Anchoring is an Issue All Thoughtful Judges Need to Be Aware Of

Anchoring is an issue which all thoughtful judges need to be aware of.  Mark W. Bennett has posted Confronting Cognitive ‘Anchoring Effect’ and ‘Blind Spot’ Biases in Federal Sentencing: A Modest Solution for Reforming a Fundamental Flaw (Journal of Criminal Law and Criminology, Vol. 104, No. 3, p. 489, 2014) on SSRN.  Although the article is focused upon federal sentencing practices, it contains lessons for all judges.

Here is the abstract:

Cognitive “anchoring effect” bias, especially related to numbers, like sentencing guidelines ranges, is widely recognized in cognitive psychology as an extremely robust and powerful heuristic.
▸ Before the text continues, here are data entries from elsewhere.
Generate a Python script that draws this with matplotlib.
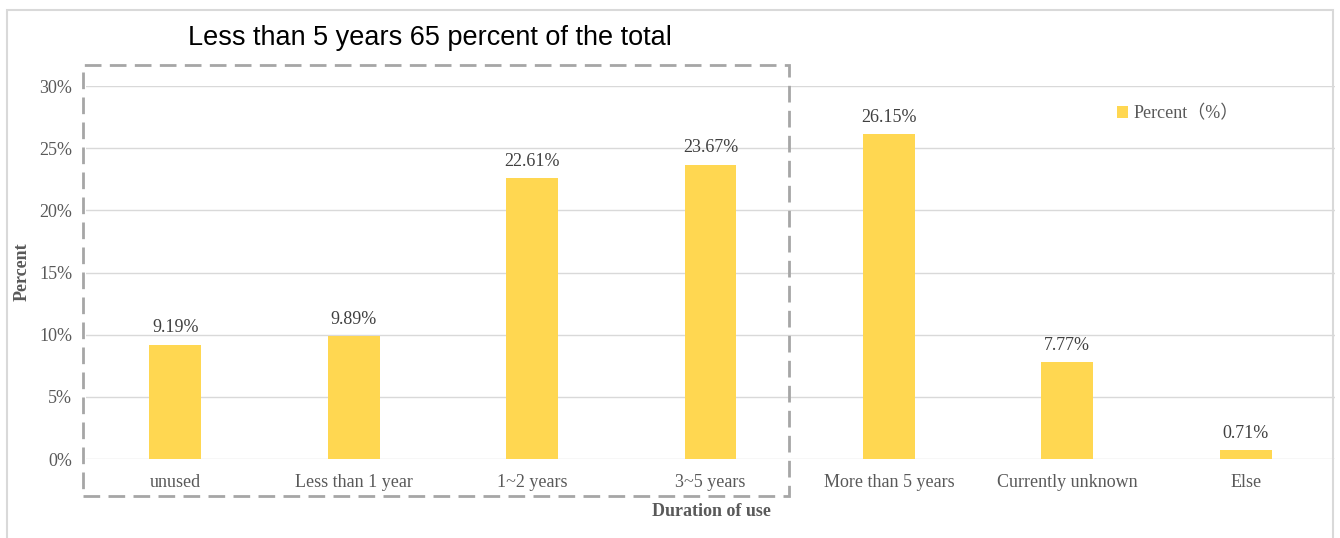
"""Bar chart of duration of use, with the under-5-years group boxed"""

import matplotlib.pyplot as plt
from matplotlib.patches import Rectangle

categories = ["unused", "Less than 1 year", "1~2 years", "3~5 years",
              "More than 5 years", "Currently unknown", "Else"]
percent = [9.19, 9.89, 22.61, 23.67, 26.15, 7.77, 0.71]
yticks = [0, 5, 10, 15, 20, 25, 30]

bar_color = "#FFD751"
text_color = "#595959"
serif = ["Liberation Serif", "DejaVu Serif"]

fig = plt.figure(figsize=(13.4, 5.38), dpi=100)
ax = fig.add_axes([86 / 1340, 79 / 538, 1249 / 1340, 373 / 538])

x = range(len(categories))
ax.bar(x, percent, width=0.29, color=bar_color, zorder=2, label="Percent（%）")
for xi, v in zip(x, percent):
    ax.annotate(f"{v:.2f}%", (xi, v), xytext=(0, 6), textcoords="offset points",
                ha="center", va="bottom", fontsize=13, color="#404040", family=serif)

ax.set_xlim(-0.5, len(categories) - 0.5)
ax.set_ylim(0, 30)
ax.set_yticks(yticks)
ax.set_yticklabels([f"{t}%" for t in yticks], family=serif, fontsize=13, color=text_color)
ax.set_xticks(list(x))
ax.set_xticklabels(categories, family=serif, fontsize=13, color=text_color)
ax.tick_params(axis="both", length=0)
ax.tick_params(axis="x", pad=11)
ax.tick_params(axis="y", pad=10)
ax.grid(axis="y", color="#d9d9d9", linewidth=1, zorder=0)
for s in ax.spines.values():
    s.set_visible(False)

fig.text(22 / 1340, 1 - 272 / 538, "Percent", rotation=90, ha="center", va="center",
         family=serif, fontsize=13, fontweight="bold", color=text_color)
fig.text(711 / 1340, 1 - 511 / 538, "Duration of use", ha="center", va="center",
         family=serif, fontsize=13, fontweight="bold", color=text_color)
fig.text(188 / 1340, 1 - 38 / 538, "Less than 5 years 65 percent of the total",
         ha="left", va="center", family="Liberation Sans", fontsize=19.5, color="black")

leg = ax.legend(loc="upper left", bbox_to_anchor=(1101 / 1340, 1 - 89 / 538),
                bbox_transform=fig.transFigure, frameon=False, handlelength=0.6,
                handleheight=0.6, handletextpad=0.3,
                prop={"family": ["Liberation Serif", "Noto Sans CJK SC"], "size": 13})
for t in leg.get_texts():
    t.set_color(text_color)

# dashed group box and outer frame
fig.patches.append(Rectangle((83 / 1340, 42 / 538), 706 / 1340, 431 / 538,
                             transform=fig.transFigure, fill=False, edgecolor="#a6a6a6",
                             linewidth=2, linestyle=(0, (6, 3))))
fig.patches.append(Rectangle((7 / 1340, -0.02), 1326 / 1340, 1 - 10 / 538 + 0.02,
                             transform=fig.transFigure, fill=False, edgecolor="#d9d9d9",
                             linewidth=1.5))

fig.savefig("out.png", dpi=100)
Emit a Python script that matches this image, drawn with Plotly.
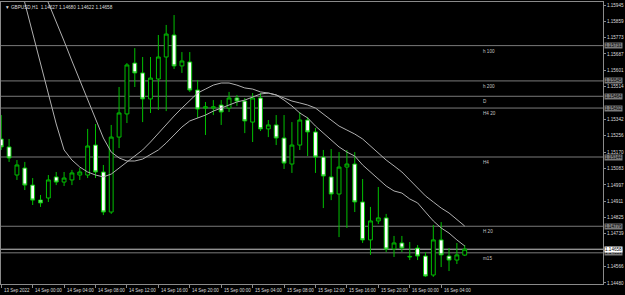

It is a cognitive shortcut that has a strong tendency to undermine judgments by “anchoring” a judgment to an earlier disclosed number, the anchor. Numerous studies prove anchoring bias produces systematic errors in judgment in wide-ranging circumstances, including judgments by experts — doctors, lawyers, real estate agents, psychologists, and auditors — as well as a variety of decisions by foreign and American federal and state judges. The anchoring effect occurs even when the anchor is incomplete, inaccurate, irrelevant, implausible, or even random. Roughly corresponding in time with the developing understanding of the anchoring effect, federal sentencing has undergone a revolution from judges having virtually unlimited discretion, to virtually no discretion, and back to considerable discretion, as the Federal Sentencing Guidelines went from mandatory to advisory in a single monumental U.S. Supreme Court decision, United States v. Booker, 543 U.S. 220 (2005). Surprisingly, since judges were granted much greater discretion in Booker, the length and severity of federal sentences, for the most part, has not changed. This remains true despite long-standing, persistent, and widespread dissatisfaction among federal district court judges with the Guidelines and the length of sentences. This Article argues that this is because judges’ sentences are subconsciously anchored by the calculated Guidelines range.